To address the effect of Intergranular stress corrosion cracking (IGSCC) on the probability of a leak in BWR piping, we have introduced some changes to the model of IGSCC for the Probabilistic fracture mechanics PRAISE code. This semi-empirical model is based on experimental and field data compiled from several sources. Using probabilistic techniques, the model addresses various stress corrosion phenomena, including crack growth, crack initiation, and linking of multiple cracks. The model also considers the effect of residual stresses in addition to cyclic stresses resulting from normal plant operation. Residual stresses which are an inherent result of conventional welding processes have long been known to play an important role in the failure of structural components.

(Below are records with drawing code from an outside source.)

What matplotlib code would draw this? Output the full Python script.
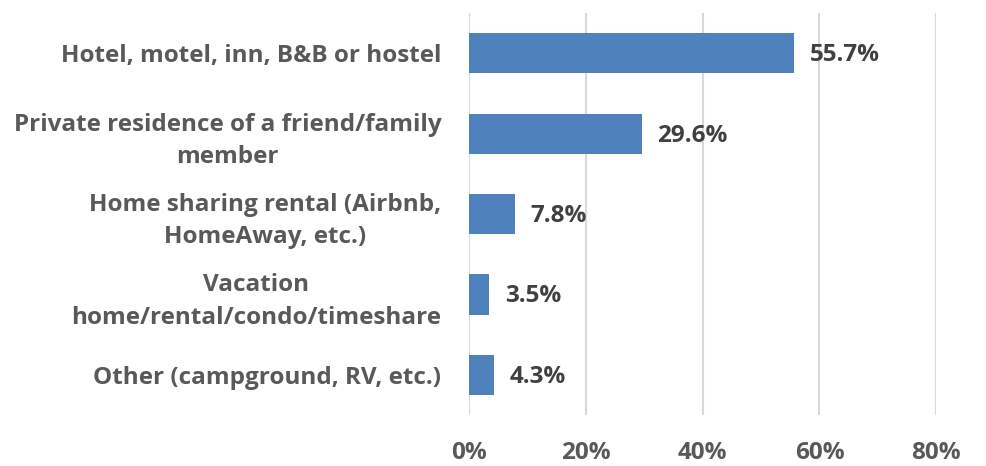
import matplotlib.pyplot as plt
from matplotlib.ticker import FuncFormatter

categories = [
    "Hotel, motel, inn, B&B or hostel",
    "Private residence of a friend/family\nmember",
    "Home sharing rental (Airbnb,\nHomeAway, etc.)",
    "Vacation\nhome/rental/condo/timeshare",
    "Other (campground, RV, etc.)",
]
shares = [55.7, 29.6, 7.8, 3.5, 4.3]
x_ticks = [0, 20, 40, 60, 80]

plt.rcParams["font.family"] = ["Open Sans", "DejaVu Sans"]
plt.rcParams["font.weight"] = "bold"

fig = plt.figure(figsize=(9.86, 4.66), dpi=100)
ax = fig.add_axes([0.4757, 0.1094, 0.4739, 0.8627])

y = list(range(len(categories)))
ax.barh(y, shares, height=0.5, color="#4F81BD", zorder=3)

for yi, v in zip(y, shares):
    ax.annotate(f"{v:.1f}%", (v, yi), xytext=(11, -1.5), textcoords="offset points",
                va="center", ha="left", fontsize=17.5, fontweight="bold",
                color="#404040")

ax.set_xlim(0, 80)
ax.set_ylim(4.5, -0.5)
ax.set_xticks(x_ticks)
ax.xaxis.set_major_formatter(FuncFormatter(lambda v, p: f"{v:.0f}%"))
ax.set_yticks(y)
ax.set_yticklabels(categories, multialignment="center", linespacing=1.45,
                   fontweight="bold")
for lbl in ax.get_xticklabels():
    lbl.set_fontweight("bold")
ax.tick_params(axis="x", length=0, pad=19, labelsize=17.5, labelcolor="#595959")
ax.tick_params(axis="y", length=0, pad=20, labelsize=17.5, labelcolor="#595959")
ax.grid(axis="x", color="#D9D9D9", linewidth=1.5, zorder=0)
for s in ax.spines.values():
    s.set_visible(False)

plt.savefig("out.png", dpi=100)
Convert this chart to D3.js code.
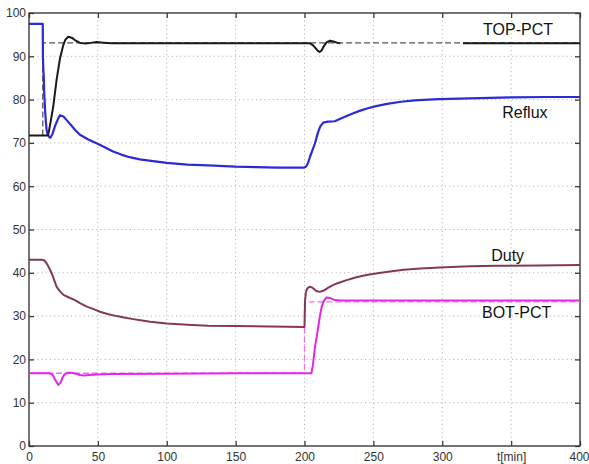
<!DOCTYPE html>
<html>
<head>
<meta charset="utf-8">
<script src="https://cdn.jsdelivr.net/npm/d3@7"></script>
<style>
  html, body { margin: 0; padding: 0; background: #fff; }
  svg { display: block; font-family: "Liberation Sans", Arial, sans-serif; }
</style>
</head>
<body>
<svg id="chart" width="589" height="464"></svg>
<script>
// Time axis [min] and value axis ticks
const xTicks = [0, 50, 100, 150, 200, 250, 300, 350, 400];
const xTickLabels = ["0", "50", "100", "150", "200", "250", "300", "t[min]", "400"];
const yTicks = [0, 10, 20, 30, 40, 50, 60, 70, 80, 90, 100];

// TOP-PCT measured (gap between the two pieces)
const topTime = [0, 13, 14, 15.5, 17.6, 20, 22.5, 24.9, 26.5, 28.5, 31, 34, 37, 41, 45, 49, 54, 60, 100, 150, 200, 204, 206, 208, 209.5, 211, 212.5, 214, 216, 218.5, 221, 224, 226,
                 null, 315, 350, 400];
const topValue = [71.7, 71.7, 71.9, 74.5, 78.4, 84.5, 89.5, 92.6, 93.9, 94.5, 94.3, 93.6, 93.1, 92.95, 93.1, 93.3, 93.15, 93.0, 93.0, 93.0, 93.0, 93.0, 92.6, 91.9, 91.3, 91.0, 91.4, 92.3, 93.2, 93.6, 93.4, 93.1, 93.0,
                  null, 93.0, 93.0, 93.0];
// TOP-PCT setpoint
const topSpTime = [10, 10, 400];
const topSpValue = [71.7, 93.1, 93.1];

// Reflux
const refluxTime = [0, 10, 10.1, 10.4, 10.7, 11, 11.3, 11.7, 12.2, 12.8, 13.5, 14.5, 15.5, 17, 19, 21, 22.5, 25, 27.5, 30, 33.5, 37, 43, 49, 55, 61, 67, 73, 80.5, 90, 100, 115, 130, 150, 165, 180, 199.6,
                    201, 202.5, 204, 206, 207.6, 209, 210, 211.5, 213.6, 217, 222, 226, 230.6, 235, 240, 246, 252, 260, 270, 280, 290, 298, 320, 350, 375, 400];
const refluxValue = [97.5, 97.5, 90, 87, 85.5, 82, 80, 77.5, 75, 73, 72, 71.4, 71.2, 72, 74, 75.5, 76.4, 76.1, 75.2, 74.3, 73, 71.9, 70.8, 69.9, 69, 68, 67.3, 66.7, 66.2, 65.8, 65.4, 65.0, 64.8, 64.5, 64.4, 64.3, 64.3,
                     64.5, 65.3, 66.8, 68.5, 69.9, 71.5, 72.6, 73.8, 74.7, 74.9, 75.0, 75.6, 76.2, 76.8, 77.4, 78.0, 78.5, 79.0, 79.5, 79.8, 80.0, 80.1, 80.3, 80.5, 80.6, 80.6];

// Duty
const dutyTime = [0, 9, 11, 12.8, 14.5, 16.5, 18.3, 20, 22.5, 25, 29, 33.4, 37, 42, 47, 51.5, 57, 63.7, 70, 75.7, 82, 88, 100, 115, 130, 150, 175, 200,
                  200.4, 201, 202, 204, 206, 208.5, 211, 214, 217, 221, 225, 230.6, 237, 245, 253, 262, 272, 284, 298, 320, 340, 370, 400];
const dutyValue = [43.0, 43.0, 42.9, 42.2, 41.2, 39.9, 38.3, 36.8, 35.7, 34.9, 34.3, 33.7, 33.0, 32.2, 31.6, 31.0, 30.5, 30.0, 29.6, 29.3, 29.0, 28.7, 28.3, 28.0, 27.8, 27.7, 27.6, 27.5,
                   33.5, 35.5, 36.4, 36.8, 36.5, 35.8, 35.6, 35.9, 36.5, 37.2, 37.7, 38.3, 38.9, 39.5, 39.9, 40.3, 40.7, 41.0, 41.2, 41.5, 41.6, 41.7, 41.8];

// BOT-PCT measured
const botTime = [0, 15, 17, 19, 21.3, 23, 24.5, 26, 28, 31, 34, 37, 40, 44, 50, 60, 100, 150, 205, 206, 207.6, 209, 210, 211.2, 212.5, 214, 216, 218.5, 222, 226, 230.6, 260, 300, 400];
const botValue = [16.8, 16.8, 16.5, 15.3, 14.1, 14.7, 15.9, 16.6, 16.9, 16.9, 16.7, 16.4, 16.3, 16.4, 16.5, 16.6, 16.7, 16.8, 16.8, 18.5, 22.9, 25.5, 27.6, 30.0, 32.2, 33.5, 34.3, 34.2, 33.7, 33.6, 33.6, 33.6, 33.6, 33.6];
// BOT-PCT setpoint
const botSpTime = [0, 200, 200, 400];
const botSpValue = [16.8, 16.8, 33.3, 33.3];

// Curve labels
const labelNames = ["TOP-PCT", "Reflux", "Duty", "BOT-PCT"];
const labelTime = [355, 360, 347.5, 354];
const labelValue = [94.9, 75.7, 42.7, 29.6];

const svg = d3.select("#chart");
const x = d3.scaleLinear().domain([0, 400]).range([29, 580]);
const y = d3.scaleLinear().domain([0, 100]).range([446, 13]);

const zip = (ts, vs) => ts.map((t, i) => [t, vs[i]]);
const line = d3.line()
  .defined(d => d[0] !== null && d[1] !== null)
  .x(d => x(d[0])).y(d => y(d[1]));

// dotted grid
const grid = svg.append("g").attr("stroke", "#b5b5b5").attr("stroke-width", 1).attr("stroke-dasharray", "1.2,3");
grid.selectAll("line.v").data(xTicks.slice(1, -1)).join("line")
  .attr("x1", d => x(d)).attr("x2", d => x(d)).attr("y1", y(0)).attr("y2", y(100));
grid.selectAll("line.h").data(yTicks.slice(1, -1)).join("line")
  .attr("y1", d => y(d)).attr("y2", d => y(d)).attr("x1", x(0)).attr("x2", x(400));

// axes with inward ticks on all four sides
const axColor = "#3a3a3a";
function styleAxis(g, showText) {
  g.select(".domain").remove();
  g.selectAll(".tick line").attr("stroke", axColor).attr("stroke-width", 1.3);
  g.selectAll(".tick text").attr("fill", "#333").style("font-size", "12px")
    .style("display", showText ? null : "none");
}
svg.append("g").attr("transform", `translate(0,${y(0)})`)
  .call(d3.axisBottom(x).tickValues(xTicks).tickSize(-5).tickPadding(6)
    .tickFormat((d, i) => xTickLabels[i]))
  .call(g => styleAxis(g, true))
  // keep the last label inside the page edge
  .call(g => g.selectAll(".tick text").filter(d => d === 400)
    .attr("text-anchor", "end").attr("x", 589 - x(400)));
svg.append("g").attr("transform", `translate(0,${y(100)})`)
  .call(d3.axisTop(x).tickValues(xTicks).tickSize(-5))
  .call(g => styleAxis(g, false));
svg.append("g").attr("transform", `translate(${x(0)},0)`)
  .call(d3.axisLeft(y).tickValues(yTicks).tickSize(-5).tickPadding(3).tickFormat(d3.format("d")))
  .call(g => styleAxis(g, true));
svg.append("g").attr("transform", `translate(${x(400)},0)`)
  .call(d3.axisRight(y).tickValues(yTicks).tickSize(-5))
  .call(g => styleAxis(g, false));

svg.append("rect")
  .attr("x", x(0)).attr("y", y(100))
  .attr("width", x(400) - x(0)).attr("height", y(0) - y(100))
  .attr("fill", "none").attr("stroke", axColor).attr("stroke-width", 1.4);

// setpoints (dashed)
const plot = svg.append("g").attr("fill", "none").attr("stroke-linejoin", "round");
plot.append("path").datum(zip(topSpTime, topSpValue)).attr("d", line)
  .attr("stroke", "#555").attr("stroke-width", 1.3).attr("stroke-dasharray", "6,3");
plot.append("path").datum(zip(botSpTime, botSpValue)).attr("d", line)
  .attr("stroke", "#f070f0").attr("stroke-width", 1.3).attr("stroke-dasharray", "6,3");

// measured curves
plot.append("path").datum(zip(dutyTime, dutyValue)).attr("d", line)
  .attr("stroke", "#83385a").attr("stroke-width", 2);
plot.append("path").datum(zip(botTime, botValue)).attr("d", line)
  .attr("stroke", "#e626e6").attr("stroke-width", 2);
plot.append("path").datum(zip(refluxTime, refluxValue)).attr("d", line)
  .attr("stroke", "#2b2bd6").attr("stroke-width", 2.2);
plot.append("path").datum(zip(topTime, topValue)).attr("d", line)
  .attr("stroke", "#1a1a1a").attr("stroke-width", 2);

// curve labels
svg.append("g").selectAll("text").data(labelNames).join("text")
  .attr("x", (d, i) => x(labelTime[i]))
  .attr("y", (d, i) => y(labelValue[i]))
  .attr("text-anchor", "middle")
  .attr("fill", "#111")
  .style("font-size", "16px")
  .text(d => d);
</script>
</body>
</html>
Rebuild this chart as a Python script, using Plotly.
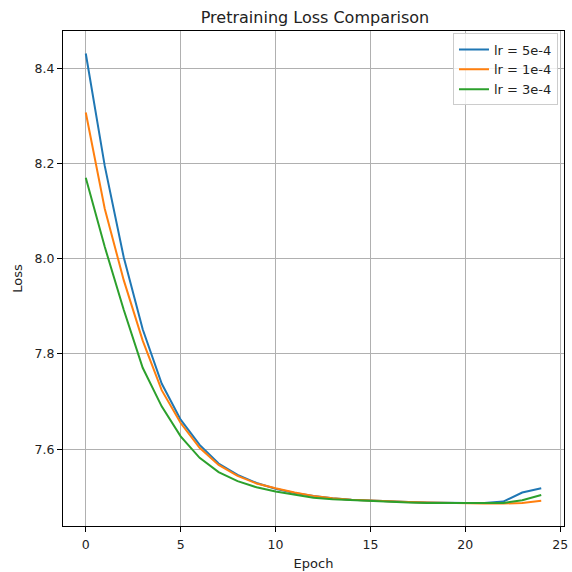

Such stresses can have a beneficial or detrimental influence, depending primarily on whether they are tensile or compressive at the inside surface of the pipe. Residual stresses undoubtedly are influential in both the initiation and propagation of cracks. The purpose of this paper is to review the influence of residual stresses on the reliability of piping under IGSCC. A procedure such as induction heating stress improvement (IHSI) is a means of altering the residual stress pattern in a pipe. Examples of the use of this technique to the initiation and growth of stress corrosion cracks in pipes are presented for various pipe sizes and residual stress distributions. The effectiveness of IHSI as an eternal countermeasure for IGSCC depends upon the level of service stress as well as the crack size and its large benefit is immediately apparent.